In de use case Effectueren rooster kan uit het diagnoserapport blijken dat er (delen van) arrangementen zijn die niet zijn gepland. Arrangementen (of delen ervan) kunnen niet planbaar zijn, doordat te weinig deelnemers hebben gekozen voor een onderwijsproduct, omdat er te weinig middelen zijn om het onderwijsproduct aan te kunnen bieden, of omdat de gestelde randvoorwaarden door de deelnemer fricties opleveren met de randvoorwaarden van een onderwijsproduct. Ook kan het zijn dat er na het bevriezen van de arrangementen ten behoeve van het roosteren, alsnog arrangementen zijn gewijzigd. Deze wijziging is dan niet meegenomen in het roosteren en dus is (een deel van) het arrangement niet gepland.

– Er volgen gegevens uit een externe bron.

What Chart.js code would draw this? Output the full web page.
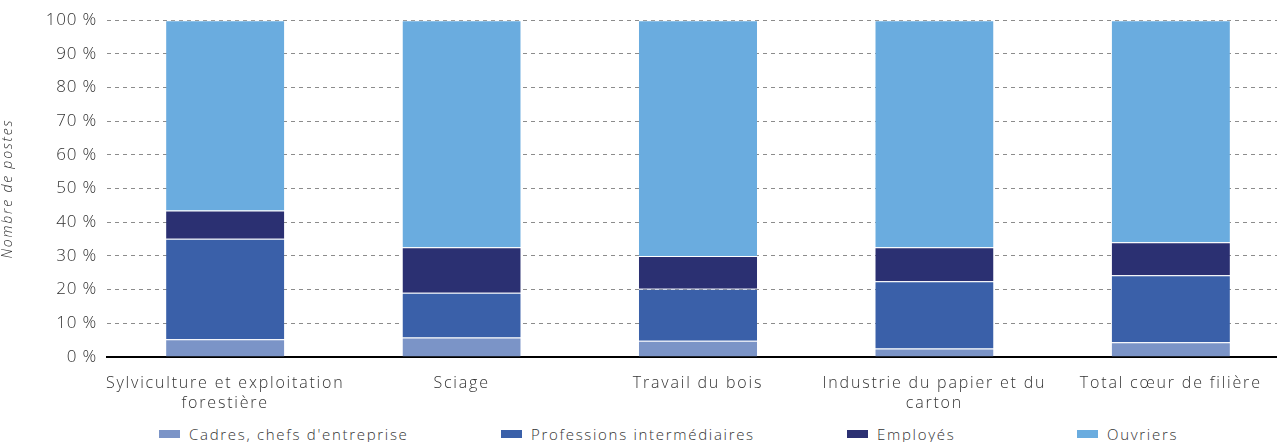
<!DOCTYPE html>
<html>
<head>
<meta charset="utf-8">
<script src="https://cdn.jsdelivr.net/npm/chart.js@4"></script>
<style>
  html, body { margin: 0; padding: 0; background: #fff; }
  #wrap { position: relative; width: 1277px; height: 442px; overflow: hidden; }
  #chart { position: absolute; left: 0; top: 0; }
  #legend { position: absolute; left: 0; top: 424px; width: 1277px; height: 18px;
            font-family: "Open Sans", sans-serif; font-size: 15px; font-weight: 300;
            letter-spacing: 1.7px; color: #333; }
  #legend .item { position: absolute; top: 0; display: flex; align-items: center; white-space: nowrap; }
  #legend .box { width: 21px; height: 8px; margin-right: 9px; }
</style>
</head>
<body>
<div id="wrap">
  <canvas id="chart" width="1289" height="418"></canvas>
  <div id="legend"></div>
</div>
<script>
"use strict";

// categories (multi-line labels)
var categories = [
    ["Sylviculture et exploitation", "forestière"],
    ["Sciage"],
    ["Travail du bois"],
    ["Industrie du papier et du", "carton"],
    ["Total cœur de filière"]
];

// share of jobs per socio-professional group, in %
var cadres = [5.3, 5.8, 4.8, 2.5, 4.4];
var professions = [29.8, 13.3, 15.5, 20.0, 19.9];
var employes = [8.4, 13.5, 9.7, 10.1, 9.8];
var ouvriers = [56.5, 67.4, 70.0, 67.4, 65.9];

var yTicks = [0, 10, 20, 30, 40, 50, 60, 70, 80, 90, 100];

var seriesNames = ["Cadres, chefs d'entreprise", "Professions intermédiaires", "Employés", "Ouvriers"];
var COLORS = ['#7b94c7', '#3a60a9', '#2b3072', '#6aacdf'];
var legendLeft = [159, 501, 847, 1077];

var FONT = "'Open Sans', sans-serif";
var SPACING = '1.8px';
var Y_TICK_SPACING = '0.8px';

// canvas letterSpacing is reset on resize, so put it back before layout and draw;
// the y tick labels get a tighter spacing than the rest
var spacingPlugin = {
    id: 'spacing',
    beforeLayout: function (chart) { chart.ctx.letterSpacing = SPACING; },
    beforeDraw: function (chart) { chart.ctx.letterSpacing = SPACING; },
    afterLayout: function (chart) {
        var y = chart.scales.y;
        if (y && !y._spacingWrapped) {
            var drawLabels = y.drawLabels;
            y.drawLabels = function () {
                var c = this.ctx;
                c.letterSpacing = Y_TICK_SPACING;
                drawLabels.apply(this, arguments);
                c.letterSpacing = SPACING;
            };
            y._spacingWrapped = true;
        }
    }
};

function makeDataset(idx, data) {
    return {
        label: seriesNames[idx],
        data: data,
        backgroundColor: COLORS[idx],
        borderColor: 'rgba(255,255,255,0.3)',
        borderWidth: { top: 1, left: 0, right: 0, bottom: 0 },
        borderSkipped: false,
        categoryPercentage: 0.5,
        barPercentage: 1.0
    };
}

var ctx = document.getElementById('chart').getContext('2d');
var chart = new Chart(ctx, {
    type: 'bar',
    data: {
        labels: categories,
        datasets: [
            makeDataset(0, cadres),
            makeDataset(1, professions),
            makeDataset(2, employes),
            makeDataset(3, ouvriers)
        ]
    },
    plugins: [spacingPlugin],
    options: {
        responsive: false,
        animation: false,
        layout: { padding: { top: 10, right: 0, left: 0, bottom: 0 } },
        plugins: {
            legend: { display: false },
            tooltip: { enabled: false }
        },
        scales: {
            x: {
                stacked: true,
                grid: { display: false, drawTicks: false },
                border: { display: true, color: '#000', width: 2 },
                ticks: {
                    color: '#333',
                    font: { family: FONT, size: 16, weight: 300, lineHeight: 1.25 },
                    padding: 16,
                    maxRotation: 0,
                    autoSkip: false
                },
                afterFit: function (scale) { scale.height = 61; }
            },
            y: {
                stacked: true,
                min: 0,
                max: 100,
                afterBuildTicks: function (scale) {
                    scale.ticks = yTicks.map(function (v) { return { value: v }; });
                },
                grid: {
                    color: '#8c8c8c',
                    lineWidth: 1,
                    drawTicks: false
                },
                border: { display: false, dash: [4, 4] },
                ticks: {
                    color: '#333',
                    font: { family: FONT, size: 17, weight: 300 },
                    padding: 10,
                    callback: function (v) { return v + ' %'; }
                },
                title: {
                    display: true,
                    text: 'Nombre de postes',
                    color: '#333',
                    font: { family: FONT, size: 14, weight: 300, style: 'italic' },
                    padding: { top: 0, bottom: 4 }
                },
                afterFit: function (scale) { scale.width = 107; }
            }
        }
    }
});
chart.draw();

// legend row
var legend = document.getElementById('legend');
for (var i = 0; i < seriesNames.length; i++) {
    var item = document.createElement('div');
    item.className = 'item';
    item.style.left = legendLeft[i] + 'px';
    var box = document.createElement('span');
    box.className = 'box';
    box.style.background = COLORS[i];
    var txt = document.createElement('span');
    txt.textContent = seriesNames[i];
    item.appendChild(box);
    item.appendChild(txt);
    legend.appendChild(item);
}
</script>
</body>
</html>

Een begeleider gaat met een individuele deelnemer een gesprek aan over wat er mogelijk is voor de deelnemer om alsnog aan de leervraag van de deelnemer te kunnen voldoen. Als een leervraag moet worden aangepast omdat een arrangement niet planbaar is, gebeurt dit in deze use case en niet in de use case formuleren van de leervraag. De nieuwe leervraag wordt namelijk niet meer aangeboden aan het roosterproces, want er wordt niet opnieuw geroosterd. De opties moeten aansluiten bij het gemaakte roostervoorstel. Dit is een bewuste keuze van Triple A. Het gesprek kan op hoofdlijnen tot de volgende uitkomsten leiden: Leervraag en/of arrangement kunnen zodanig aangepast worden dat de nieuwe situatie tot een acceptabel rooster leidt Indien beschikbaarheid van de middelen oorzaak van het probleem is kan het alsnog beschikbaar stellen van middelen tot een oplossing leiden De verbintenis wordt tussentijds beëindigd. Het is wel van belang dat gekozen alternatieven passen in het rooster van de deelnemer, aangezien een deel van het rooster van de deelnemer al wel kan zijn gevuld met onderwijsproducten die wel gepland konden worden. Alle uitkomsten moeten in het rooster worden verwerkt. Als de leervraag wordt aangepast, welke niet meer past binnen het vastgelegde verbintenisgebied, moet ook de verbintenis worden gewijzigd.

Resultaat

De instelling kan alsnog aan de leerwens van de deelnemer voldoen, door het aanbieden van alternatieven. Alle wijzigingen in het arrangement zijn verwerkt in de systemen en het rooster. Indien er echt geen mogelijkheid is om aan de leervraag van de deelnemer te voldoen, wordt er een ander gesprek met een begeleider aangegaan, mogelijk een gesprek om de verbintenis tussentijds te beëindigen.